No universo de narrativas construídas pela produção jornalística, que se torna mais semelhante à medida que cresce a relação de concorrência entre os veículos, o furo em seu nível mais celebrado aparece como um lugar privilegiado das narrativas, construído como tal no interior do conjunto de crenças e práticas jornalísticas. São as peculiaridades desse lugar narrativo ocupado pelo material exclusivo que estabelecem uma hierarquia no conjunto de furos publicados: boa parte das matérias publicadas com exclusividade por um veículo não é ostensivamente sinalizada como furo. Outras, apesar de sinalizadas, não ocupam lugar equivalente ao do “furo original”, aquele que foi o primeiro de uma narrativa e que é visto como referência necessária à contextualização das matérias (exclusivas ou não) que seguem a ele.

O que dá ao furo seu caráter especial é, antes de tudo, a leitura que os jornalistas fazem dele e o tratamento que lhe dão. Não são, portanto, características intrínsecas aos acontecimentos. Os profissionais que atuam em jornais concorrentes são profundamente dependentes da leitura feita por seus pares de profissão e, assim, constrói-se uma intertextualidade ou, nas palavras de Michael Schudson, uma coerência inter-institucional: ao vigiarem-se uns aos outros, os veículos constroem em conjunto as narrativas, o que configura a aparência de que existe uma agenda única e natural (evidente) de assuntos.

O conceito apresentado por Schudson nos parece mais adequado para uma interpretação do “circuito da novidade” do que os de homogeneidade e enrijecimento, que havíamos proposto em nosso projeto inicial. À medida que tomamos contato com as reflexões teóricas, enfraqueceu-se, como argumento, idéia de que o furo é um lampejo de novidade ao qual se segue, inevitavelmente, um enrijecimento. As noções de intertextualidade e de coerência inter-institucional são menos simplistas e descrevem melhor o movimento de aproximação verificado entre os veículos jornalísticos, uma vez que remetem a conceitos como intertexto e coerência, essenciais à interpretação que fizemos do “circuito da novidade”.

Esse circuito, que interpretamos tendo em vista a configuração das temáticas jornalísticas como narrativas, é marcado pela coleta e pela organização de relatos. É em seu discurso organizador que os veículos jornalísticos calcam sua legitimidade e sua autoridade. Esse discurso atua como uma moldura para as informações colhidas: é ele que indica o que deve ser lido e como deve ocorrer essa leitura. Esse direcionamento também está presente na definição dos “rumos” das narrativas – na seleção das peças que darão continuidade às narrativas em curso, delineando um caminho específico. Esse caminho tende à semelhança e à coerência inter-institucional, dado o elevado grau de acompanhamento mútuo dos veículos, que se aproximam também em suas rotinas de produção.

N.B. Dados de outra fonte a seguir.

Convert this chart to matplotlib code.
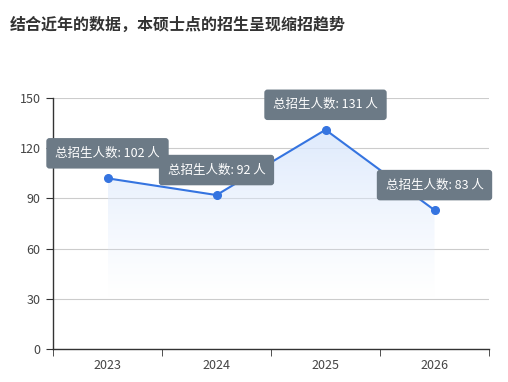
import numpy as np
import matplotlib.pyplot as plt
from matplotlib.patches import Polygon

plt.rcParams['font.family'] = ['Noto Sans CJK SC', 'DejaVu Sans']

# 数据
years = ['2023', '2024', '2025', '2026']
enroll = [102, 92, 131, 83]
title = '结合近年的数据，本硕士点的招生呈现缩招趋势'

fig = plt.figure(figsize=(5.08, 3.82), dpi=100)
ax = fig.add_axes([53 / 508, 33 / 382, 436 / 508, 251 / 382])

x = np.arange(len(years))
line_color = '#3574e0'

# 折线 + 点
ax.plot(x, enroll, color=line_color, linewidth=1.5, marker='o', markersize=5.5, zorder=4)

# 渐变填充
grad = np.linspace(0, 1, 256)
rgba = np.zeros((256, 1, 4))
rgba[:, 0, 0] = 0.86
rgba[:, 0, 1] = 0.91
rgba[:, 0, 2] = 0.99
rgba[:, 0, 3] = grad ** 1.2 * 0.9
img = ax.imshow(rgba, aspect='auto', origin='lower',
                extent=[x[0], x[-1], 30, max(enroll)], zorder=1)
poly = Polygon(list(zip(x, enroll)) + [(x[-1], 30), (x[0], 30)],
               closed=True, facecolor='none', edgecolor='none')
ax.add_patch(poly)
img.set_clip_path(poly)

# 标签框
for xi, v in zip(x, enroll):
    ax.annotate(f'总招生人数: {v} 人', (xi, v), xytext=(0, 18),
                textcoords='offset points', ha='center', va='center',
                color='white', fontsize=9, fontweight='medium', zorder=5,
                bbox=dict(boxstyle='round,pad=0.7,rounding_size=0.25',
                          fc='#6c7a86', ec='none'))

ax.set_xlim(-0.5, len(years) - 0.5)
ax.set_ylim(0, 150)
ax.set_yticks([0, 30, 60, 90, 120, 150])
ax.set_xticks(x)
ax.set_xticklabels(years)
ax.set_xticks(np.arange(-0.5, len(years)), minor=True)
ax.tick_params(axis='x', which='major', length=0, pad=7)
ax.tick_params(axis='x', which='minor', length=5, color='#333333')
ax.tick_params(axis='y', length=5, color='#333333', pad=4)
ax.tick_params(labelsize=9, labelcolor='#444444')

ax.grid(axis='y', color='#cccccc', linewidth=0.8, zorder=0)
ax.set_axisbelow(True)
for side in ['top', 'right']:
    ax.spines[side].set_visible(False)
for side in ['left', 'bottom']:
    ax.spines[side].set_color('#333333')
    ax.spines[side].set_linewidth(1)

fig.text(10 / 508, 1 - 25 / 382, title, fontsize=11.5, fontweight='bold',
         color='#333333', ha='left', va='center')

fig.savefig('out.png', dpi=100)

Se, por um lado, as rotinas pressupõem a constante busca por fontes que autorizem as informações publicadas, enquanto testemunhas ou especialistas, por outro lado o discurso de auto-referência e auto-promoção tem sua fonte de autoridade em outro local: na própria comunidade jornalística e, em última análise, na legitimidade dos discursos de concorrência e publicidade na sociedade como um todo – para a qual, vale ressaltar, a busca pelo furo aparece como uma das “marcas distintivas” da atividade jornalística.